I don't experience any diffuclty with (approximately) imagining life and consciousness at all the different levels of reality - what I do find impossible is to imagine that there is a sharp cut-off in life or consciousness, such that some things are alive/ conscious - but most things are not-at-all.

I find that in trying to define part of the universe as utterly dead and unconscious, becuase I cannot draw a line between alive and not-alive, I end-up defining *myself* (and other humans - and of course apes, elephants, dolphins and dogs) as dead and unconscious.

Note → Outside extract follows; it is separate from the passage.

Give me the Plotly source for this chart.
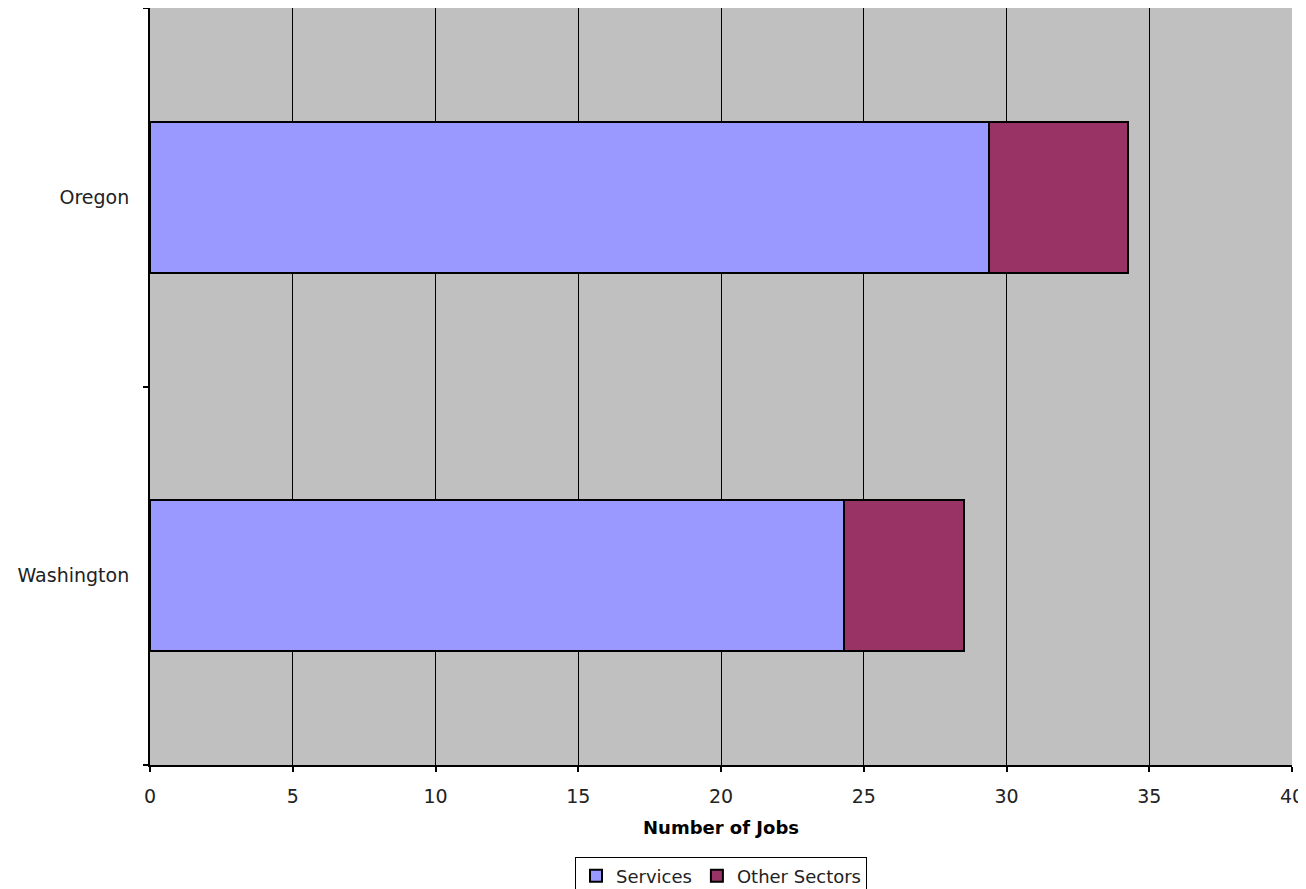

In practice I think it is 'all or nothing' - either everything is qualitatively alive and conscious (but in very different quantitative ways and degrees) - or nothing is.

Nathaniel said...

My understanding is that Mormon belief accepts animism (e.g. identities), and it seems a wakeup could occur within protestant Christianity as it is already, in a sense, independent of a strict hierarchy - do you think the Catholic and Orthodox churches could accept such a revelation, or find it within tradition?

If I accept your framework, Christ's miracles do appear readily comprehensible. Biblically, everything seemed more alive anyway.

Bruce Charlton said...

@Nathaniel - When I talk about revival, I am considering the possibility of a mass awakening - and I don't think any of the mainstream churches could or would be involved - and the smaller, more devout and gowing churches are relatively tiny and highly selective. The role of such churches would be mainly in spiritual leadership, I think. And that depends on teh quality of the church leadership - wich is a big problem (I mean that most leaders appear to be fifth column Leftist inflitrators, merely pretending to be Christian).